There are some subtleties in your approach that I don't
understand, yet!

I'll probably try a different approach tomorrow.  j0(x),
cc, and ss are smoothly varying functions of x.  u and v
appear to be slowly varying (in small intervals), so we can
have

j0(x)   = sqrt(1/pi) * (cc(x)  *u-ss(x)  *v) / sqrt(x).
j0(x+e) = sqrt(1/pi) * (cc(x+e)*u-ss(x+e)*v) / sqrt(x+e).
 
where e is some small perturbution.  Two equation and two
unknowns is easily solved.  Simply need to do this across
the interval to generate u(x) and v(x).

> I noticed that this method cannot work for jn, since u and v depend on n
> so there is no way to generate before runtime.  jn actually uses a different
> method and I suspect that it is much more inaccurate.  My tests don't
> cover jn since its n arg is an integer and I only have coverage for 2
> real args or 1 complex arg.

jn with n > 1 only uses the large argument asymptotic expansion for
the case of very large x where p0(x) = 1 and q0(x) = 0.  This then
gives (from the comment in e_jn.c)

     *     Jn(x) = cos(x-(2n+1)*pi/4)*sqrt(2/x*pi)

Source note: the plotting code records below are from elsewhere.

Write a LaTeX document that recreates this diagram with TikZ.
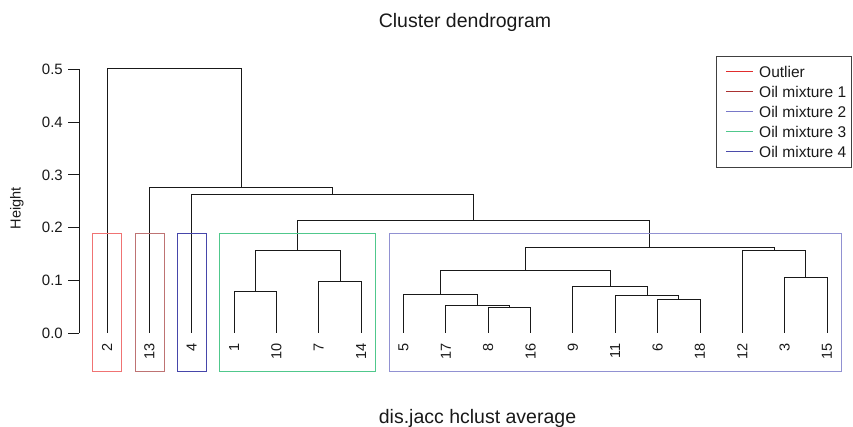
\documentclass[tikz,border=0pt]{standalone}
\usepackage{fontspec}
\setmainfont{Liberation Sans}
\usepackage{tikz}

\definecolor{rojo}{RGB}{225,45,45}
\definecolor{granate}{RGB}{170,50,50}
\definecolor{pizarra}{RGB}{120,120,200}
\definecolor{verde}{RGB}{80,200,140}
\definecolor{azul}{RGB}{75,75,170}
\definecolor{cajaroja}{RGB}{240,115,115}
\definecolor{cajagranate}{RGB}{190,115,115}
\definecolor{cajaazul}{RGB}{70,70,170}
\definecolor{cajaverde}{RGB}{80,200,140}
\definecolor{cajalila}{RGB}{145,145,210}

\begin{document}
\begin{tikzpicture}[x=1pt, y=1pt,
    every node/.style={inner sep=0pt, text=black!90},
    rama/.style={draw=black!90, line width=0.8pt},
    hoja/.style={rotate=90, anchor=east, font=\fontsize{14.5}{16}\selectfont},
    marca/.style={anchor=east, font=\fontsize{15}{18}\selectfont},
    caja/.style={line width=1.3pt}]
    \useasboundingbox (0,0) rectangle (853,427);

    % Titulo y etiquetas de los ejes
    \node[anchor=base, font=\fontsize{19.5}{22}\selectfont] (titulo) at (465,399.7) {Cluster dendrogram};
    \node[anchor=base, font=\fontsize{19.5}{22}\selectfont] (xlab) at (477.5,3) {dis.jacc hclust average};
    \node[anchor=base, rotate=90, font=\fontsize{14.5}{17}\selectfont] (ylab) at (20.7,218.5) {Height};

    \begin{scope}[shift={(0pt,94pt)}, y=527pt]
    % Eje vertical
    \draw[rama] (79,0) -- (79,0.5);
    \foreach \h/\t [count=\i] in {0/0.0,0.1/0.1,0.2/0.2,0.3/0.3,0.4/0.4,0.5/0.5} {
        \draw[rama] (68,\h) -- (79,\h);
        \node[marca] (t\i) at (63,\h) {\t};
    }

    % Hojas (orden del dendrograma)
    \foreach \n/\x in {2/107, 13/149.35, 4/191.7, 1/234.05, 10/276.4, 7/318.75,
                       14/361.1, 5/403.45, 17/445.8, 8/488.15, 16/530.5, 9/572.85,
                       11/615.2, 6/657.55, 18/699.9, 12/742.25, 3/784.6, 15/826.95} {
        \coordinate (h\n) at (\x,0);
        \node[hoja] (l\n) at (\x,-0.02) {\n};
    }

    % Uniones (x en el centro de los hijos, y = altura)
    \coordinate (m1) at (255.2,0.078);
    \coordinate (m2) at (339.9,0.097);
    \coordinate (m3) at (297.6,0.157);
    \coordinate (m4) at (509.3,0.048);
    \coordinate (m5) at (477.6,0.052);
    \coordinate (m6) at (440.5,0.073);
    \coordinate (m7) at (678.7,0.064);
    \coordinate (m8) at (647.0,0.072);
    \coordinate (m9) at (609.9,0.088);
    \coordinate (m10) at (525.2,0.119);
    \coordinate (m11) at (805.8,0.105);
    \coordinate (m12) at (774.0,0.156);
    \coordinate (m13) at (649.6,0.163);
    \coordinate (m14) at (473.6,0.214);
    \coordinate (m15) at (332.6,0.263);
    \coordinate (m16) at (241.0,0.276);
    \coordinate (m17) at (174.0,0.502);

    % Ramas
    \draw[rama] (h1) |- (m1) -| (h10);
    \draw[rama] (h7) |- (m2) -| (h14);
    \draw[rama] (m1) |- (m3) -| (m2);
    \draw[rama] (h8) |- (m4) -| (h16);
    \draw[rama] (h17) |- (m5) -| (m4);
    \draw[rama] (h5) |- (m6) -| (m5);
    \draw[rama] (h6) |- (m7) -| (h18);
    \draw[rama] (h11) |- (m8) -| (m7);
    \draw[rama] (h9) |- (m9) -| (m8);
    \draw[rama] (m6) |- (m10) -| (m9);
    \draw[rama] (h3) |- (m11) -| (h15);
    \draw[rama] (h12) |- (m12) -| (m11);
    \draw[rama] (m10) |- (m13) -| (m12);
    \draw[rama] (m3) |- (m14) -| (m13);
    \draw[rama] (h4) |- (m15) -| (m14);
    \draw[rama] (h13) |- (m16) -| (m15);
    \draw[rama] (h2) |- (m17) -| (m16);
    \end{scope}

    % Cajas de los grupos
    \draw[caja, cajaroja] (92.5,55.5) rectangle (121.5,193.5);
    \draw[caja, cajagranate] (135.5,55.5) rectangle (164.5,193.5);
    \draw[caja, cajaazul] (177.5,55.5) rectangle (206.5,193.5);
    \draw[caja, cajaverde] (219.5,55.5) rectangle (375.5,193.5);
    \draw[caja, cajalila] (389.5,55.5) rectangle (841.5,193.5);

    % Leyenda
    \draw[black!75, line width=0.8pt] (716,260) rectangle (851,371);
    \foreach \t/\c [count=\i] in {Outlier/rojo, Oil mixture 1/granate, Oil mixture 2/pizarra,
                                  Oil mixture 3/verde, Oil mixture 4/azul} {
        \draw[\c, line width=1.3pt] (726,{355.5-(\i-1)*20}) -- (753,{355.5-(\i-1)*20});
        \node[anchor=west, font=\fontsize{15.5}{18}\selectfont] (ley\i) at (759,{355.5-(\i-1)*20}) {\t};
    }
\end{tikzpicture}
\end{document}
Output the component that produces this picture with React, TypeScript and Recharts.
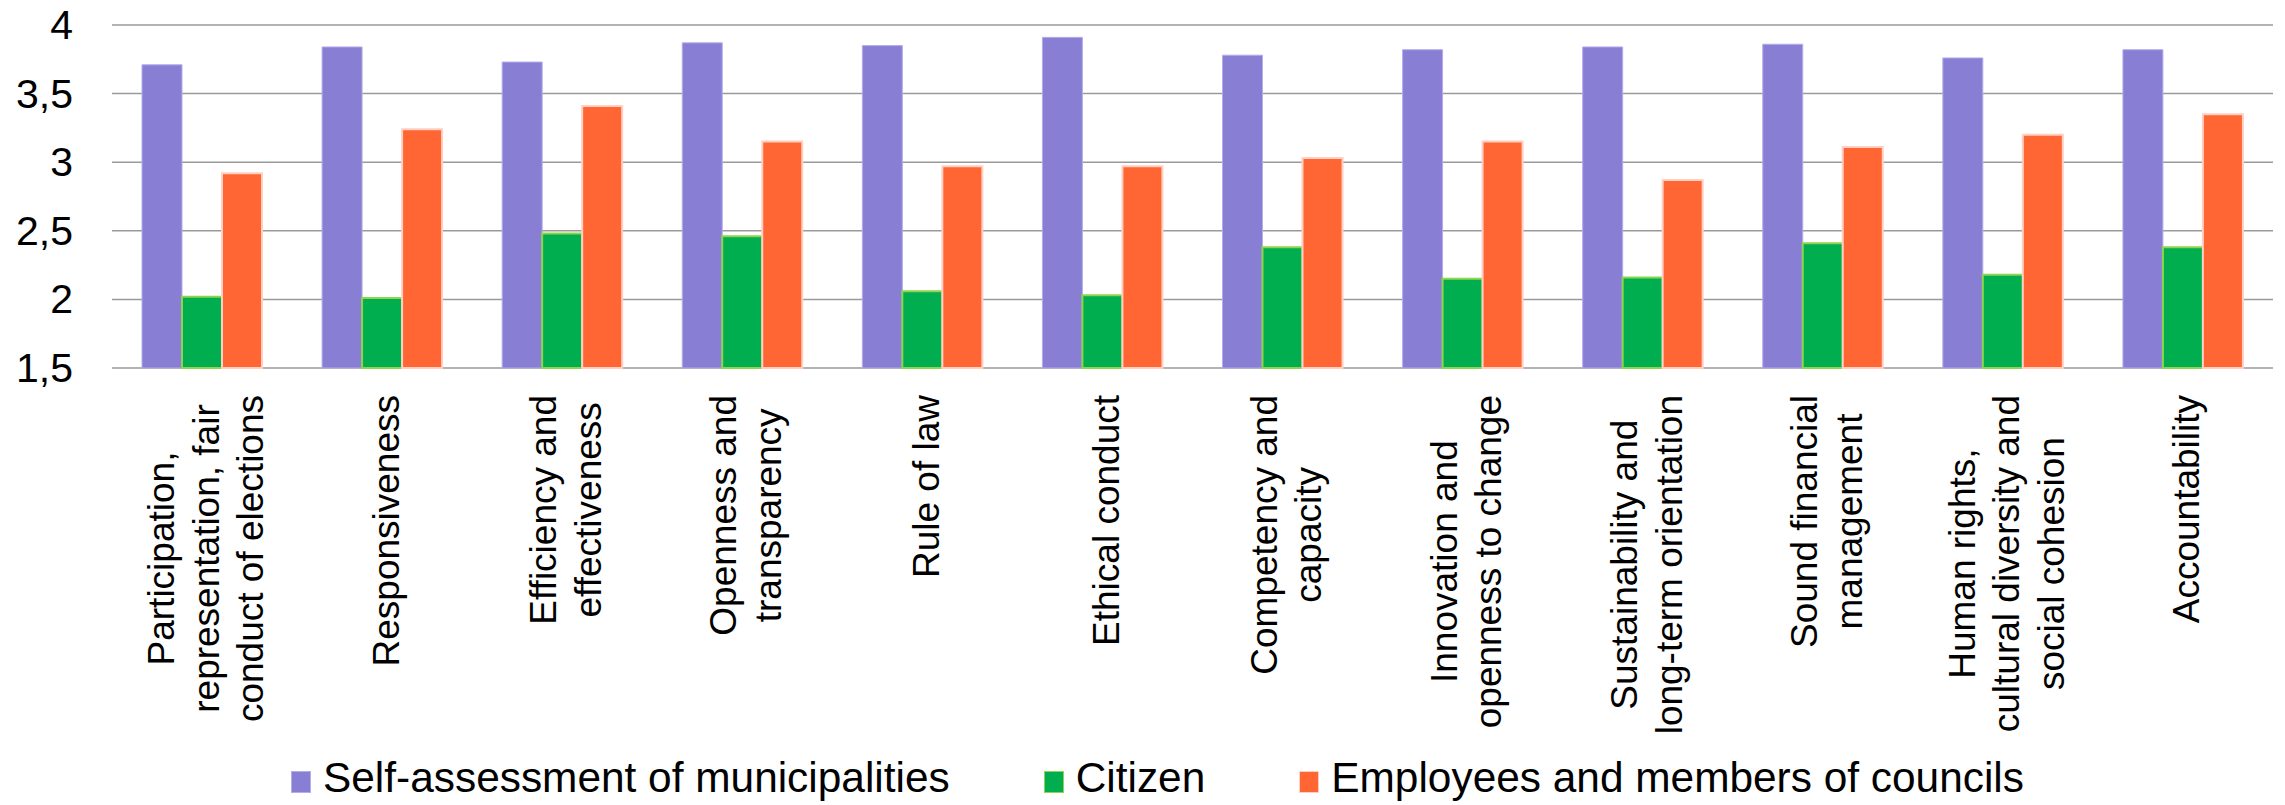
import React from 'react';
import { BarChart, Bar, XAxis, YAxis, CartesianGrid, Legend } from 'recharts';

const categories = [
  'Participation,\nrepresentation, fair\nconduct of elections',
  'Responsiveness',
  'Efficiency and\neffectiveness',
  'Openness and\ntransparency',
  'Rule of law',
  'Ethical conduct',
  'Competency and\ncapacity',
  'Innovation and\nopenness to change',
  'Sustainability and\nlong-term orientation',
  'Sound financial\nmanagement',
  'Human rights,\ncultural diversity and\nsocial cohesion',
  'Accountability',
];

const selfAssessment = [3.71, 3.84, 3.73, 3.87, 3.85, 3.91, 3.78, 3.82, 3.84, 3.86, 3.76, 3.82];
const citizen = [2.02, 2.01, 2.48, 2.46, 2.06, 2.03, 2.38, 2.15, 2.16, 2.41, 2.18, 2.38];
const employees = [2.92, 3.24, 3.41, 3.15, 2.97, 2.97, 3.03, 3.15, 2.87, 3.11, 3.2, 3.35];

const yTicks = [1.5, 2, 2.5, 3, 3.5, 4];

const seriesNames = [
  'Self-assessment of municipalities',
  'Citizen',
  'Employees and members of councils',
];

const data = categories.map((name, i) => ({
  name,
  self: selfAssessment[i],
  citizen: citizen[i],
  employees: employees[i],
}));

const FONT = '"Liberation Sans", Arial, sans-serif';
const LABEL_SIZE = 37;
const LINE_HEIGHT = 44.6;

let ctx: CanvasRenderingContext2D | null = null;
const measure = (s: string) => {
  if (!ctx) {
    ctx = document.createElement('canvas').getContext('2d');
  }
  if (!ctx) return s.length * LABEL_SIZE * 0.5;
  ctx.font = `${LABEL_SIZE}px "Liberation Sans"`;
  return ctx.measureText(s).width;
};

const CategoryTick = (props: any) => {
  const { x, y, payload } = props;
  const lines: string[] = String(payload.value).split('\n');
  const maxW = Math.max(...lines.map(measure));
  const n = lines.length;
  return (
    <g transform={`translate(${x},${y}) rotate(-90)`}>
      {lines.map((line, i) => (
        <text
          key={i}
          x={-maxW / 2}
          y={(i - (n - 1) / 2) * LINE_HEIGHT + 4}
          textAnchor="middle"
          dominantBaseline="central"
          fontFamily={FONT}
          fontSize={LABEL_SIZE}
          fill="#000"
        >
          {line}
        </text>
      ))}
    </g>
  );
};

const ValueTick = (props: any) => {
  const { x, y, payload } = props;
  return (
    <text
      x={x}
      y={y}
      textAnchor="end"
      dominantBaseline="central"
      fontFamily={FONT}
      fontSize={41}
      fill="#000"
    >
      {String(payload.value).replace('.', ',')}
    </text>
  );
};

const borders: Record<string, string> = {
  '#887FD5': '#B3ADEA',
  '#00AD4F': '#8ED44E',
  '#FF6633': '#FFD0C2',
};

const LegendContent = (props: any) => {
  const payload = [...(props.payload || [])].sort(
    (a: any, b: any) => seriesNames.indexOf(a.value) - seriesNames.indexOf(b.value)
  );
  return (
    <div style={{ display: 'flex', alignItems: 'center', fontFamily: FONT, fontSize: 42.4, lineHeight: '50px', whiteSpace: 'nowrap' }}>
      {payload.map((entry: any, i: number) => (
        <div key={i} style={{ display: 'flex', alignItems: 'center', marginRight: 94 }}>
          <span
            style={{
              display: 'inline-block',
              width: 18,
              height: 20,
              background: entry.color,
              border: `1px solid ${borders[entry.color] || entry.color}`,
              marginRight: 12,
              position: 'relative',
              top: 4,
            }}
          />
          <span style={{ color: '#000' }}>{entry.value}</span>
        </div>
      ))}
    </div>
  );
};

export default function App() {
  return (
    <div style={{ position: 'absolute', left: 0, top: 0, width: 2285, height: 805, background: '#fff' }}>
      <BarChart
        width={2285}
        height={805}
        data={data}
        margin={{ top: 25, right: 12, left: 0, bottom: 0 }}
        barCategoryGap={30}
        barGap={0}
      >
        <CartesianGrid vertical={false} stroke="#9a9a9a" strokeWidth={1.5} />
        <XAxis
          dataKey="name"
          axisLine={false}
          tickLine={false}
          tickSize={0}
          tickMargin={27}
          height={437}
          interval={0}
          tick={<CategoryTick />}
        />
        <YAxis
          domain={[1.5, 4]}
          ticks={yTicks}
          axisLine={false}
          tickLine={false}
          tickSize={0}
          tickMargin={39}
          width={112}
          tick={<ValueTick />}
        />
        <Legend
          verticalAlign="middle"
          align="center"
          layout="horizontal"
          wrapperStyle={{ top: 753, left: 291, width: 'auto' }}
          content={<LegendContent />}
        />
        <Bar dataKey="self" name={seriesNames[0]} fill="#887FD5" stroke="#B3ADEA" strokeWidth={1} isAnimationActive={false} />
        <Bar dataKey="citizen" name={seriesNames[1]} fill="#00AD4F" stroke="#8ED44E" strokeWidth={2} isAnimationActive={false} />
        <Bar dataKey="employees" name={seriesNames[2]} fill="#FF6633" stroke="#FFD0C2" strokeWidth={2} isAnimationActive={false} />
      </BarChart>
    </div>
  );
}
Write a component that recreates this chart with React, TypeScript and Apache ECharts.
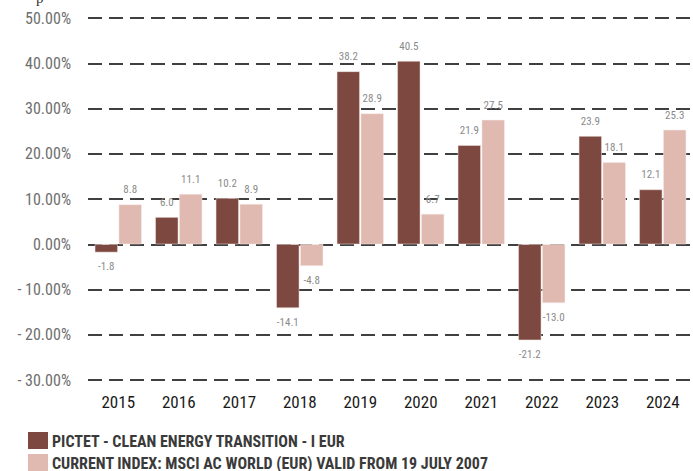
import React, { useEffect, useRef } from "react";
import * as echarts from "echarts";

const years = ["2015", "2016", "2017", "2018", "2019", "2020", "2021", "2022", "2023", "2024"];
const fundValues = [-1.8, 6.0, 10.2, -14.1, 38.2, 40.5, 21.9, -21.2, 23.9, 12.1];
const indexValues = [8.8, 11.1, 8.9, -4.8, 28.9, 6.7, 27.5, -13.0, 18.1, 25.3];
const fundName = "PICTET - CLEAN ENERGY TRANSITION - I EUR";
const indexName = "CURRENT INDEX: MSCI AC WORLD (EUR) VALID FROM 19 JULY 2007";
const fundColor = "#7d4840";
const indexColor = "#e0b9b0";

const FONT = "'Liberation Sans Narrow', 'Roboto Condensed', 'DejaVu Sans Condensed', sans-serif";

const mkData = (vals: number[]) =>
  vals.map((v) => ({
    value: v,
    label: { position: v < 0 ? "bottom" : "top" },
  }));

export default function App() {
  const ref = useRef<HTMLDivElement>(null);
  useEffect(() => {
    if (!ref.current) return;
    const chart = echarts.init(ref.current, undefined, { renderer: "svg" });
    const label = {
      show: true,
      distance: 9,
      color: "#8a8a8a",
      fontSize: 11,
      fontFamily: FONT,
      formatter: (p: any) => p.value.toFixed(1),
    };
    const legendItem = (name: string, color: string, y: number) => ({
      type: "group",
      left: 28,
      top: y,
      children: [
        { type: "rect", shape: { x: 0, y: 0, width: 20, height: 17 }, style: { fill: color } },
        {
          type: "text",
          x: 24,
          y: 9,
          style: {
            text: name,
            fontFamily: FONT,
            fontSize: 16,
            fontWeight: "bold",
            fill: "#3a3a3a",
            verticalAlign: "middle",
          },
        },
      ],
    });
    chart.setOption({
      animation: false,
      textStyle: { fontFamily: FONT },
      grid: { left: 88, right: 0, top: 18, bottom: 91, containLabel: false },
      xAxis: {
        type: "category",
        data: years,
        axisLine: { show: false },
        axisTick: { show: false },
        axisLabel: { color: "#1a1a1a", fontSize: 17, fontFamily: FONT, margin: 13 },
      },
      yAxis: {
        type: "value",
        min: -30,
        max: 50,
        interval: 10,
        axisLine: { show: false },
        axisTick: { show: false },
        axisLabel: {
          color: "#6e6e6e",
          fontSize: 16,
          fontFamily: FONT,
          margin: 17,
          formatter: (v: number) => (v < 0 ? "- " + Math.abs(v).toFixed(2) + "%" : v.toFixed(2) + "%"),
        },
        splitLine: { lineStyle: { color: "#404040", width: 2, type: [14, 7] } },
      },
      series: [
        {
          name: fundName,
          type: "bar",
          data: mkData(fundValues),
          barWidth: 23,
          barGap: "4%",
          itemStyle: { color: fundColor, borderColor: "#f3e6e2", borderWidth: 0.5 },
          label,
        },
        {
          name: indexName,
          type: "bar",
          data: mkData(indexValues),
          barWidth: 23,
          itemStyle: { color: indexColor, borderColor: "#f7ecea", borderWidth: 0.5 },
          label,
        },
      ],
      graphic: [
        legendItem(fundName, fundColor, 432),
        legendItem(indexName, indexColor, 454),
        { type: "text", x: 36, y: -10, style: { text: "p", fontFamily: "serif", fontSize: 15, fill: "#333" } },
      ],
    });
    return () => chart.dispose();
  }, []);
  return <div ref={ref} style={{ width: 693, height: 471, position: "absolute", left: 0, top: 0 }} />;
}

The work is in computing cos().  Elsewhere jn is computed via
upward or downward recursion.

> > I'm beginning to like my use of the product formula.  It
> > allows one to remove the zero from an interval.  I did some
> 
> I haven't seen that.  Is it for the final evaluation or for determining
> the approximation?  I don't know of any better way determining approximations
> near zeros except to multiply by a linear factor to remove the zero.
> 
> It is becoming clearer why a separate interval is needed for each zero.
> Polynomials can only give good approximations for one zero at a time
> except in special cases.

I haven't sent the code to you as its a work in progress.  I did 
send you some of my testing results for 2 <= x < 4 a couple weeks
ago.  For j0(x), the infinite product is (https://dlmf.nist.gov/10.21)

j0(x) = prod(1 - (x/zj)**2), j = 0, 1, 2, ...

with z0 the first zero of j0(x), etc.  This can be rewritten and
approximated by 

j0(x) / ((x-z0)*(x+z0)) = R(x) / S(x) 

While developing the rational approximation, on the LHS we use
z0 = z0hi + z0lo.  Both z0hi and z0lo have p-bits of precision.
The final result is

j0(x) = (x - z0hi - z0lo) * (x + z0) * R(x) / S(x)

-- 
Steve